Founders of VetScore asked the House Defense of Veterans Affairs Committee to sponsor a two‑year pilot for up to 450 Georgia National Guard members to prepare VA disability claims for free, citing about 700 reviewed claim issues and a reported 92% 'first pass' accuracy rate; lawmakers pressed presenters on costs, staffing and AI safeguards.

Nelson Rouleau, co‑founder of VetScore, told the Georgia House Defense of Veterans Affairs Committee on Monday that his group wants the state to sponsor a two‑year pilot to help currently serving Georgia National Guard members prepare accurate VA disability claims at no cost to the service member.

Rouleau said the pilot would cover up to 450 Guard members and cost about $1,667 per member — roughly $750,000 over two years — under a sponsor model that removes fees for families. "The service member never pays. No hidden cost. No fees. Not today. Not ever," Rouleau said during the presentation.

Why it matters: Committee members pressed presenters on whether the platform would add complexity for already‑burdened VA reviewers and how the state would measure return on investment. Supporters argued earlier in‑service documentation reduces downstream appeals, rework and waits that burden veterans and the VA.

Rouleau described VetScore’s mission as improving documentation quality prior to formal VA review, using structured human review plus an AI‑assisted checklist. He said the organization had supported documentation for about 700 claim issues and observed a roughly 92% "first pass" rate on those items, meaning submitted claim packets aligned with available medical evidence when first reviewed by the VA, not that ratings or payments automatically increased. "We don't mean more claims. We don't mean higher ratings," he said.

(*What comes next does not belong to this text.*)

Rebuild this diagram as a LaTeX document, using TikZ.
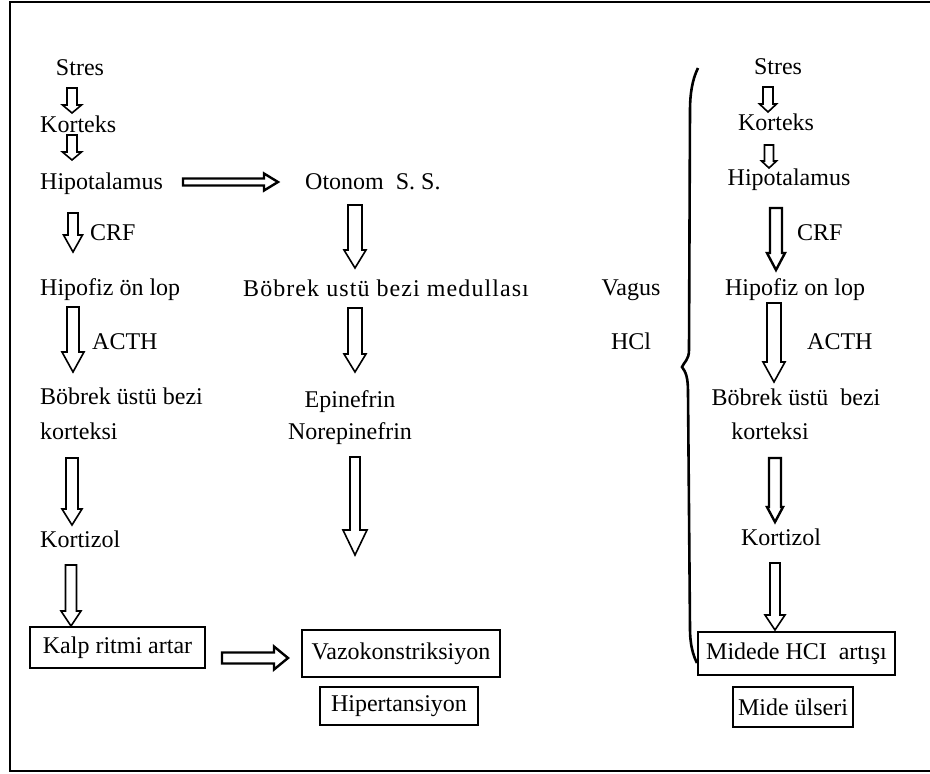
\documentclass[tikz,border=0pt]{standalone}
\usepackage{fontspec}
\setmainfont{Liberation Serif}
\usetikzlibrary{calc}
\tikzset{
  txt/.style={inner sep=0pt, font=\fontsize{24}{28}\selectfont},
  blk/.style={draw=black, line width=1.6pt, fill=white, line join=miter},
  blkb/.style={draw=black, line width=2.4pt, fill=white, line join=miter},
  bx/.style={draw=black, line width=2pt, inner sep=0pt, font=\fontsize{24}{28}\selectfont},
  bracel/.style={draw=black, line width=2.6pt},
  frame/.style={draw=black, line width=2pt}
}
\newcommand\vblk[6][blk]{\draw[#1] ($(#2)+(-#4,0)$) -- ($(#3)+(-#4,-#6)$) -- ($(#3)+(-#5,-#6)$) -- (#3) -- ($(#3)+(#5,-#6)$) -- ($(#3)+(#4,-#6)$) -- ($(#2)+(#4,0)$) -- cycle;}
\newcommand\hblk[6][blk]{\draw[#1] ($(#2)+(0,-#4)$) -- ($(#3)+(-#6,-#4)$) -- ($(#3)+(-#6,-#5)$) -- (#3) -- ($(#3)+(-#6,#5)$) -- ($(#3)+(-#6,#4)$) -- ($(#2)+(0,#4)$) -- cycle;}
\begin{document}
\begin{tikzpicture}[x=1pt,y=-1pt]
\useasboundingbox (0,0) rectangle (930,774);
% frame
\draw[frame] (930,2) -- (10,2) -- (10,771) -- (930,771);

% ---------- left column ----------
\node[txt, anchor=base] (stres) at (80,75) {Stres};
\node[txt, anchor=base west] (korteks) at (40,132) {Korteks};
\node[txt, anchor=base west] (hipo) at (40,189) {Hipotalamus};
\node[txt, anchor=base west] (crf) at (90,240) {CRF};
\node[txt, anchor=base west] (hipofiz) at (40,295) {Hipofiz ön lop};
\node[txt, anchor=base west] (acth) at (92,349) {ACTH};
\node[txt, anchor=base west] (bobrek) at (40,404) {Böbrek üstü bezi};
\node[txt, anchor=base west] (korteksi) at (40,439) {korteksi};
\node[txt, anchor=base west] (kortizol) at (40,547) {Kortizol};
\node[bx, minimum width=175pt, minimum height=41pt] (kalp) at (117.5,647.5) {Kalp ritmi artar};

% ---------- middle column ----------
\node[txt, anchor=base west] (otonom) at (305,189) {Otonom\ \ S.\ S.};
\node[txt, anchor=base west] (medulla) at (243,296) {\addfontfeatures{LetterSpace=4.5}Böbrek ustü bezi medullası};
\node[txt, anchor=base] (epi) at (350,407) {Epinefrin};
\node[txt, anchor=base] (norepi) at (350,439) {Norepinefrin};
\node[bx, minimum width=198pt, minimum height=47pt] (vazo) at (401,653.5) {Vazokonstriksiyon};
\node[bx, minimum width=158pt, minimum height=38pt] (hiper) at (399,706) {Hipertansiyon};

% ---------- right column ----------
\node[txt, anchor=base] (stresR) at (778,74) {Stres};
\node[txt, anchor=base] (korteksR) at (776,130) {Korteks};
\node[txt, anchor=base] (hipoR) at (789,185) {Hipotalamus};
\node[txt, anchor=base west] (crfR) at (797,240) {CRF};
\node[txt, anchor=base] (vagus) at (631,295) {Vagus};
\node[txt, anchor=base] (hipofizR) at (795,295) {Hipofiz on lop};
\node[txt, anchor=base] (hcl) at (631,349) {HCl};
\node[txt, anchor=base west] (acthR) at (807,349) {ACTH};
\node[txt, anchor=base] (bobrekR) at (796,405) {Böbrek üstü\ \ bezi};
\node[txt, anchor=base] (korteksiR) at (770,439) {korteksi};
\node[txt, anchor=base] (kortizolR) at (781,545) {Kortizol};
\node[bx, minimum width=197pt, minimum height=43pt] (midede) at (796.5,653.5) {Midede HCI\ \ artışı};
\node[bx, minimum width=120pt, minimum height=40pt] (ulser) at (793,707) {Mide ülseri};

% ---------- arrow end points ----------
\coordinate (l1s) at (72,88);   \coordinate (l1e) at (72,113);
\coordinate (l2s) at (72,135);  \coordinate (l2e) at (72,160);
\coordinate (l3s) at (73,213);  \coordinate (l3e) at (73,252);
\coordinate (l4s) at (73,307);  \coordinate (l4e) at (73,372);
\coordinate (l5s) at (72,458);  \coordinate (l5e) at (72,525);
\coordinate (l6s) at (71,565);  \coordinate (l6e) at (71,626);
\coordinate (h1s) at (183,182); \coordinate (h1e) at (278,182);
\coordinate (h2s) at (222,658); \coordinate (h2e) at (288,658);
\coordinate (m1s) at (355,205); \coordinate (m1e) at (355,268);
\coordinate (m2s) at (355,308); \coordinate (m2e) at (355,372);
\coordinate (m3s) at (355,457); \coordinate (m3e) at (355,555);
\coordinate (r1s) at (768,87);  \coordinate (r1e) at (768,112);
\coordinate (r2s) at (769,145); \coordinate (r2e) at (769,168);
\coordinate (r3s) at (776,208); \coordinate (r3e) at (776,270);
\coordinate (r4s) at (774,303); \coordinate (r4e) at (774,382);
\coordinate (r5s) at (775,458); \coordinate (r5e) at (775,522);
\coordinate (r6s) at (775,563); \coordinate (r6e) at (775,630);

% ---------- block arrows ----------
\vblk{l1s}{l1e}{5}{9.5}{8}
\vblk{l2s}{l2e}{5}{9.5}{8}
\vblk{l3s}{l3e}{5}{9.5}{17}
\vblk{l4s}{l4e}{6}{11}{20}
\vblk{l5s}{l5e}{6}{10}{16}
\vblk{l6s}{l6e}{5.5}{10}{15}
\hblk[blkb]{h1s}{h1e}{3.5}{8.5}{14}
\hblk[blkb]{h2s}{h2e}{5.5}{11.5}{14}
\vblk{m1s}{m1e}{7}{11}{18}
\vblk{m2s}{m2e}{7}{11}{18}
\vblk{m3s}{m3e}{5}{12}{25}
\vblk{r1s}{r1e}{5}{8.5}{8}
\vblk{r2s}{r2e}{4.5}{7.5}{7}
\vblk[blkb]{r3s}{r3e}{6}{9}{17}
\vblk{r4s}{r4e}{7}{11}{20}
\vblk[blkb]{r5s}{r5e}{6}{8}{15}
\vblk{r6s}{r6e}{5}{10}{15}

% ---------- brace ----------
\draw[bracel] (698,68) .. controls (692,80) and (690,95) .. (690,110)
  -- (689,350) .. controls (689,360) and (684,362) .. (682,367)
  .. controls (686,372) and (688,378) .. (688,392)
  -- (690,628) .. controls (690,645) and (693,655) .. (697,663);
\end{tikzpicture}
\end{document}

Marcus Smith, VetScore’s chief technology officer, told the committee the team is building conservative safeguards around AI and that humans review every record. "We have a private LLM, our own training models, and we look at every single record that comes in right now," Smith said, adding that, in the program’s early phase, one staffer can handle about 20 service members when supported by the software.

Several lawmakers asked whether the software could help veterans who have already separated. Rouleau said the current product is focused on those still serving because records can be corrected before separation; supporting separated veterans is an eventual goal but not the current ask. "Right now, our software ... cannot help veterans," Rouleau said.

Lawmakers also sought more specificity about cost assumptions and economic benefits to the state. Rouleau and Smith offered to provide the committee with pricing models and return‑on‑investment projections, and they said VetScore has governance and privacy advice from Holland & Knight and research support from Stanford University.

What didn’t happen: The committee received the presentation and asked questions but took no formal vote or funding action. The chair closed the hearing and adjourned the committee after questions concluded.

Next steps: Presenters said they would follow up with ROI and pricing details for committee review; the committee did not set a date for further action.